The “reform” law, called Act 7, restructures racing oversight in the state—which has two racing commissions, one for Thoroughbreds and the other for Standardbreds. There will be one nine-member commission with separate bureaus for each breed.
Racing falls under the state Department of Agriculture, which last year said it could no longer afford to pay for operations and regulation, including day-to-day equine drug testing. The department has been solely reliant on the State Racing Fund, which derives revenue from in-state pari-mutuel handle; revenue has dropped by about 70% over the past 15 years.
The 2004 law that authorized racetrack gaming in Pennsylvania made provisions for purses and horsemen’s pensions, but not regulation and promotion. Under Act 6, a cut of money from the Race Horse Development Fund will now go to pay for drug testing and the promotion and marketing of racing.
About $11.3 million from the RHDF will go toward drug testing in fiscal year 2016-17. Beginning July 1 of this year, 1% of revenue in the RHDF will be transferred to the State Racing Fund for promotion of horse racing; based on current revenue that would amount to $2.4 million a year.
The law also repeals the 10% advance deposit wagering tax that had been challenged in the courts.

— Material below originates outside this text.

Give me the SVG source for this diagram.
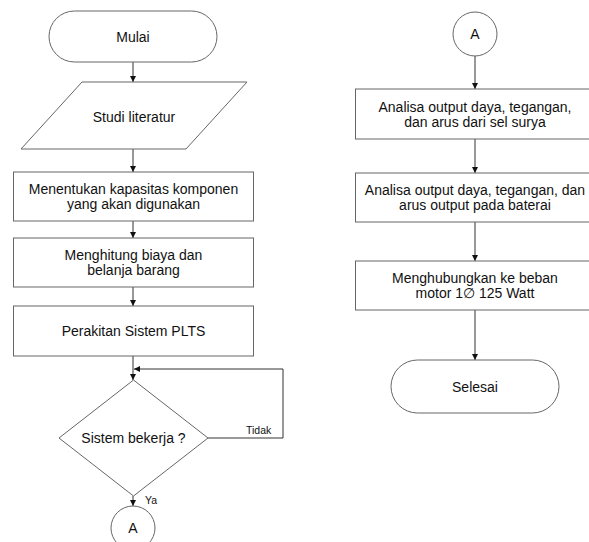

“Getting to this point was not easy,” Pennsylvania Agriculture Secretary Russell Redding said in a statement after Wolf signed the bill into law. “But thanks to the involvement of the stakeholders, we were able to arrive at a sound compromise that accomplishes our objectives: strengthening the integrity of horse racing in the commonwealth, and putting in place a financial model that will allow for the long-term viability of the State Racing Fund.”
There also will be a “comprehensive industry study to assess the financial, regulatory, and market factors of the horseracing industry,” according to the Department of Agriculture.

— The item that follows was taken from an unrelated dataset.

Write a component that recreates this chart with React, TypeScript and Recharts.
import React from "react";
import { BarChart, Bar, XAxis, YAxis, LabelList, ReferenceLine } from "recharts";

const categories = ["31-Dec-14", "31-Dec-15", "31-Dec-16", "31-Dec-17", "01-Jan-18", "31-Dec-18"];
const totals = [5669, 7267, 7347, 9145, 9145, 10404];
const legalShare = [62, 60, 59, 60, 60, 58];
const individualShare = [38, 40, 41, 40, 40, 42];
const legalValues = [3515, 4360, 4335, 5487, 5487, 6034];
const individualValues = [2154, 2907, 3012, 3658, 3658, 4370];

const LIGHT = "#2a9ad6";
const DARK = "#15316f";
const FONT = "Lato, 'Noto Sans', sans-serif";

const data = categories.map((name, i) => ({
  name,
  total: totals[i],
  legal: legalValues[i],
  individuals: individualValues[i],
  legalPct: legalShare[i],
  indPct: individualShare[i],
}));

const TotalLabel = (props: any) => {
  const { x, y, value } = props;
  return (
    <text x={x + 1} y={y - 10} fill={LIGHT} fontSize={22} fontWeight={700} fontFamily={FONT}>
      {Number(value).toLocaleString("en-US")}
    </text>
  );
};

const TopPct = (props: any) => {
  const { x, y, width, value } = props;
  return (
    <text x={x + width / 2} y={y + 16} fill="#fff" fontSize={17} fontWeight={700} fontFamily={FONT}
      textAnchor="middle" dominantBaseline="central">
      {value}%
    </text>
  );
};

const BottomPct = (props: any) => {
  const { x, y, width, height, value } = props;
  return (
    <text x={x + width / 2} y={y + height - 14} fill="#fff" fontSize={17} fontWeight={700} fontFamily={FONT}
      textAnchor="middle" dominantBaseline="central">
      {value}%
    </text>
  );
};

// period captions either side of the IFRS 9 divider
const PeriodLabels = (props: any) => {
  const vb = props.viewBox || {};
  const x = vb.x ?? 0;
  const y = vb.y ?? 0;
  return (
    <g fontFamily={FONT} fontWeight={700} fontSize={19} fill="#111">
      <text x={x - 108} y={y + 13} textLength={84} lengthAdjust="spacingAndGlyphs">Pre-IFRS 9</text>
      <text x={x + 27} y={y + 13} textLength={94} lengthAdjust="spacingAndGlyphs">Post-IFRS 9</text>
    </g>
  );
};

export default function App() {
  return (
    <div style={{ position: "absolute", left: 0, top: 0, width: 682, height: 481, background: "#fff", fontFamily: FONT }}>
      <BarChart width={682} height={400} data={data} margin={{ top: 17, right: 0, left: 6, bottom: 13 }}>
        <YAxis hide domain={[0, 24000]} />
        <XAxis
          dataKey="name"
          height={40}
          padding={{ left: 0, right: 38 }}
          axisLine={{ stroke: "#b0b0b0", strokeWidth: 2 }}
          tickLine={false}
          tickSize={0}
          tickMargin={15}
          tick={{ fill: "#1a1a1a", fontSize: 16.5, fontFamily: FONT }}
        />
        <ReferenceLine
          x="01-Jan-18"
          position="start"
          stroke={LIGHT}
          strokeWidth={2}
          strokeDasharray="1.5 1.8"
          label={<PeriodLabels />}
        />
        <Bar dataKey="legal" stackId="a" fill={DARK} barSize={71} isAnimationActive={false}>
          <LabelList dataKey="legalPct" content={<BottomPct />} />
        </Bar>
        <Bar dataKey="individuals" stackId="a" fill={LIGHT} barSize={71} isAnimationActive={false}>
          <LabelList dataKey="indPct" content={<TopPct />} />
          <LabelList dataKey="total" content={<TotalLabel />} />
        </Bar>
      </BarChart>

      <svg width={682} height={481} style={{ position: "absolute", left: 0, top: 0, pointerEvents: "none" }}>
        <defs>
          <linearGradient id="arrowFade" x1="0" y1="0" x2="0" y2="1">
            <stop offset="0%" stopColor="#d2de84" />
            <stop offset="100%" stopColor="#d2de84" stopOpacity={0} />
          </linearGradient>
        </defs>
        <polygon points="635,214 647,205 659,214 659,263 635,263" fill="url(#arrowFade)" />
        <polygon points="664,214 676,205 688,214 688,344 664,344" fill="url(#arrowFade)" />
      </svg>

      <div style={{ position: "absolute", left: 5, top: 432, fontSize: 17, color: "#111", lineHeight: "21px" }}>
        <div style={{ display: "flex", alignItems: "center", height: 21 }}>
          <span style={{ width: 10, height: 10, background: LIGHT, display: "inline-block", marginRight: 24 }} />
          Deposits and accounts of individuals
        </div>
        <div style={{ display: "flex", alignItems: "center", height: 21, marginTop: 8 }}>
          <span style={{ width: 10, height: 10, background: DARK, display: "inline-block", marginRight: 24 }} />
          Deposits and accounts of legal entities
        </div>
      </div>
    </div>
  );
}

Though representatives of the racing industry surrounded Wolf as he signed the bill, some weren’t supportive of all of the bill’s provisions, including the combination of the two racing commissions into one.
The new commission will be composed of five members appointed by the governor: one veterinarian, one representative of a Thoroughbred horsemen’s organization, one representative of a Thoroughbred breeders’ organization, one representative of a Standardbred horsemen’s association, and one representative of a Standardbred breeders’ organization. The other four members will be appointed by each of the four legislative caucuses.
The law also directs the Pennsylvania State Gaming Commission to prepare a report on the potential of daily fantasy sports as a gambling product in the state.